La construyó Pedro I a comienzos del siglo XVIII sobre los pantanos del río Neva. Quería plantarle bandera a los suecos que invadían sin cesar el territorio ruso y la convirtió en la ventana a Europa por la que llegarían modas e ideales a un imperio todavía medieval.

Aquí habitó una corte que hablaba en francés y por sus calles se pasearon Pushkin y Dostoievsky, Rimski-Kórsakov y Dimitri Shostakóvich. Aquí también estalló la Revolución de Octubre cuando faltó el pan y, 24 años más tarde, los nazis la sitiaron sin piedad durante 872 días. Pero no la doblegaron.

San Petersburgo, en poco más de 300 años, vivió glamour cortesano y francotiradores en sus calles, imperio y revolución, música y bombardeos. Hoy su atractivo es la conjunción de esas etapas.

En verano se disfruta de esta ciudad, cuando los días son muy largos y las noches se confunden con atardeceres y amaneceres. Las llaman Noches Blancas porque el sol apenas se oculta y vuelve a salir.
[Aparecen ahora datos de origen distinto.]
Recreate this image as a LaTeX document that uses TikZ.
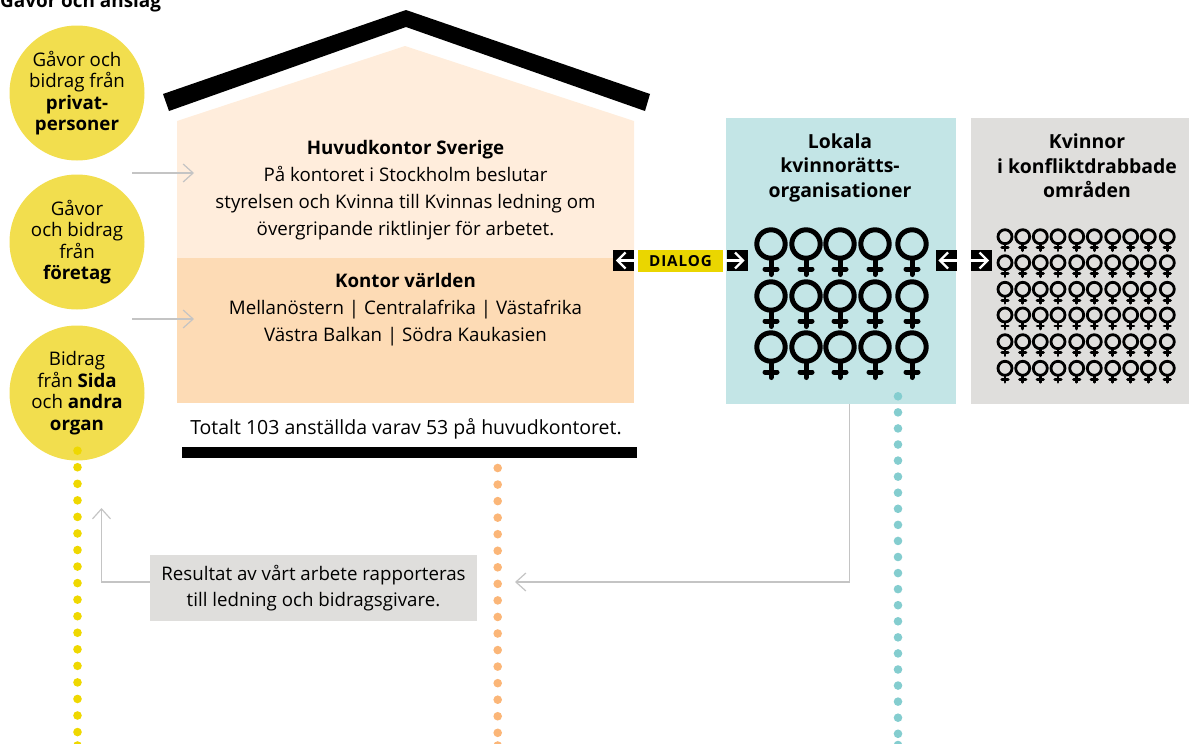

En esos días casi sin noche, cálidos, nadie quiere volver a casa, explotan los bares, se colman las calles, todo es alegría.
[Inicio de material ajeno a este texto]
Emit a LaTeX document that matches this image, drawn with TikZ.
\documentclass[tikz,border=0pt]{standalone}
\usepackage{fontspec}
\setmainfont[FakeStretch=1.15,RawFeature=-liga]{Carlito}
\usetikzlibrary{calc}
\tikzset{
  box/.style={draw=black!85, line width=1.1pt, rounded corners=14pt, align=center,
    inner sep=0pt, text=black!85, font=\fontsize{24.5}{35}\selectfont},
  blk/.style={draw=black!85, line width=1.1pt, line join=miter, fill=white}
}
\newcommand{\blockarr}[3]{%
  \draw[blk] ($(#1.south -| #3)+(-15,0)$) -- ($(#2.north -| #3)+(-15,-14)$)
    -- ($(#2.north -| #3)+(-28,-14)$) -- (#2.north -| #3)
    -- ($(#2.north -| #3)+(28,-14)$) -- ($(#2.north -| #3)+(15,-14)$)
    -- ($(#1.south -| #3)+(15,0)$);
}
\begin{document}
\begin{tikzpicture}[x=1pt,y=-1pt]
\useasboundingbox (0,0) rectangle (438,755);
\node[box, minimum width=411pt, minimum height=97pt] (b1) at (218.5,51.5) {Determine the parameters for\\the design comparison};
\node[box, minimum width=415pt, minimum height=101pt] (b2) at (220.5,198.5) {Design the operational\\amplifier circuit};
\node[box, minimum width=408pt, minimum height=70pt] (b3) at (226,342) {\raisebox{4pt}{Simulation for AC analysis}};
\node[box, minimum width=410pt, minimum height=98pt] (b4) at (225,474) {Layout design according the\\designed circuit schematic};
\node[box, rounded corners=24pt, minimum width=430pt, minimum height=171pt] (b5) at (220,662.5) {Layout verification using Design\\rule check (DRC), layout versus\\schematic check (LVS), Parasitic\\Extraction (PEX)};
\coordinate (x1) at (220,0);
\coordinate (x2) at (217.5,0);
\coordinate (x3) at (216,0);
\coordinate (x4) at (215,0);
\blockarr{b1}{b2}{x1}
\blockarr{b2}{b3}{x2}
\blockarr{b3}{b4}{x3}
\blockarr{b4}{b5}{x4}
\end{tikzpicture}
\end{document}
El Hermitage. Cuando se piensa en San Petersburgo –aún sin conocerla–, el nombre que surge de inmediato es Hermitage, el impresionante museo, sinónimo de la metrópoli. Su colección –y los edificios que la contienen– es tan abrumadora que un día apenas alcanza para echarle un vistazo.
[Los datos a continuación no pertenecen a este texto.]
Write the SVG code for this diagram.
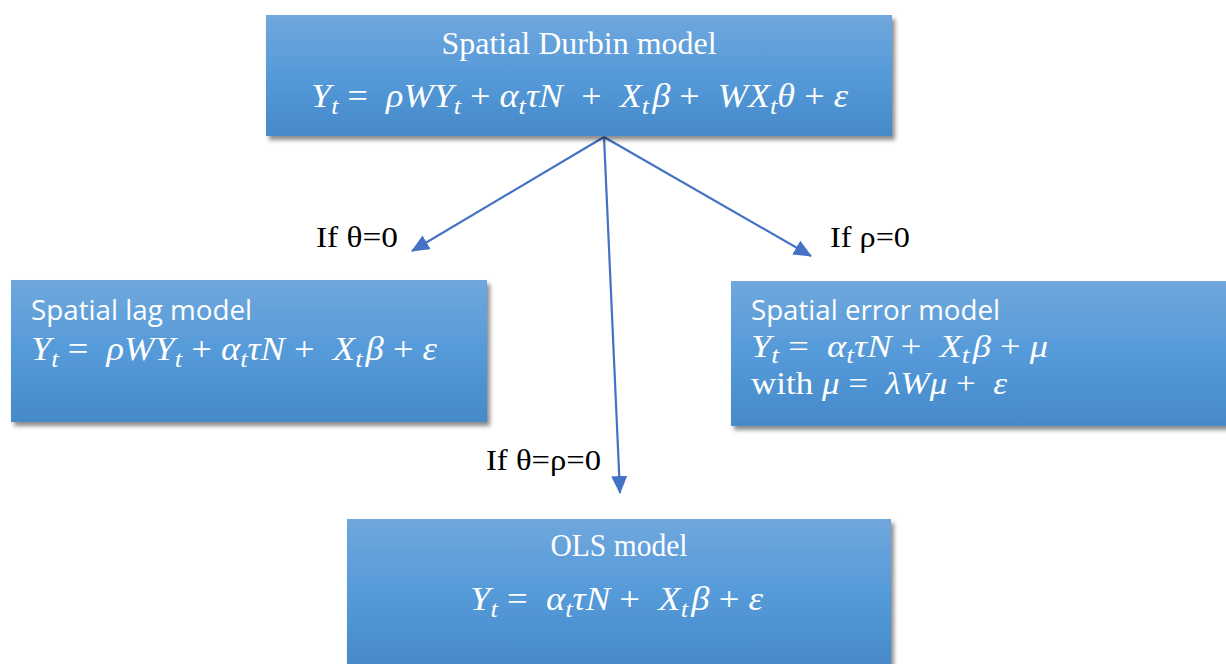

Todos los maestros de la pintura europea están allí y las antiguas habitaciones del palacio de Catalina relumbran como recién pintadas. También hay objetos de los pueblos primitivos de las montañas de Altai y de otras partes de Siberia. La arquitectura y suntuosidad del Palacio de Invierno –hogar del Hermitage– junto a su desmedida plaza no opacan a las del Palacio del Verano, a 30 km de la ciudad. En Peterhof hay un palacio principal y otros 15 edificios distribuidos en 414 hectáreas de parques y jardines, con un entorno de fuentes que relucen como el sol.

La excursión al Palacio de Verano cobra otra dimensión cuando se llega por mar. Los aliscafos salen de un amarradero detrás del Hermitage, surcan las aguas del golfo de Finlandia y atracan en el muelle de los jardines 40 minutos más tarde. Desde allí, la visión es simplemente grandiosa.

La ciudad imperial vuelve a renacer a casi 20 km de San Petersburgo pero hacia el sur, en la localidad de Pushkin. Allí se levanta Tsarkoe Selo, otra grandilocuente residencia de los zares, hoy Patrimonio de la Humanidad de la Unesco.

El Tsarkoe Selo, el palacio de Catalina, con sus 300 metros de frente, se presenta como el más largo del mundo, aunque es más famoso por su sala de ámbar.

San Pedro y San Pablo. La fortaleza de San Pedro y San Pablo se halla en una isla frente al Hermitage y está unida a la ciudad por un puente. En ella hay varios edificios entre los que se destaca un museo de historia local de tres plantas y uno pequeño de la cosmonáutica y la catedral de San Pedro y San Pablo, cuya aguja de oro es la imagen más reconocida de San Petersburgo.

Esta iglesia barroca es la última morada de buena parte de los zares que gobernaron el inmenso territorio ruso desde esta ciudad. Pero lo que atrae multitudes cada día es la pequeña capilla, entrando a la derecha, donde reposan los restos de Nicolás Romanov y su familia, fusilados por los bolcheviques en 1918. Hasta allí fueron llevados hace menos de 20 años desde el bosque de Ganina Yama en el que habían sido enterrados.

La visita a la fortaleza es un lindo paseo y no tiene costo si no se entra en los museos o en la catedral. Pero también se puede optar por una entrada general (que abarca varios edificios) o por boletos separados para lugares específicos.

RECUADRO

En los canales

Los catamaranes ofrecen un paseo agradable y una manera distinta de conocer San Petersburgo. Hay varios lugares de embarque (uno, cerca de la fortaleza) y el paseo dura entre una hora y hora y media. El catamarán navega el Neva –en el verano; en invierno el río se congela– y se mete por canales internos, para demostrar por qué a esta urbe se la llama la Venecia del norte.

Frente al canal Fontanka se halla un museo para tener en cuenta: el Fabergé. Es pequeño, pero una verdadera gema: la mayor colección de las famosas joyas, marca registrada de la monarquía rusa, pequeñas obras de arte con piedras preciosas engarzadas en metales nobles, en una variedad increíble de diseños (se pueden comprar reproducciones).

Además de los huevos imperiales regalados por los zares a las zarinas o confeccionados para coronaciones y ocasiones especiales, hay íconos de la Virgen y de santos con incrustaciones de oro y perlas.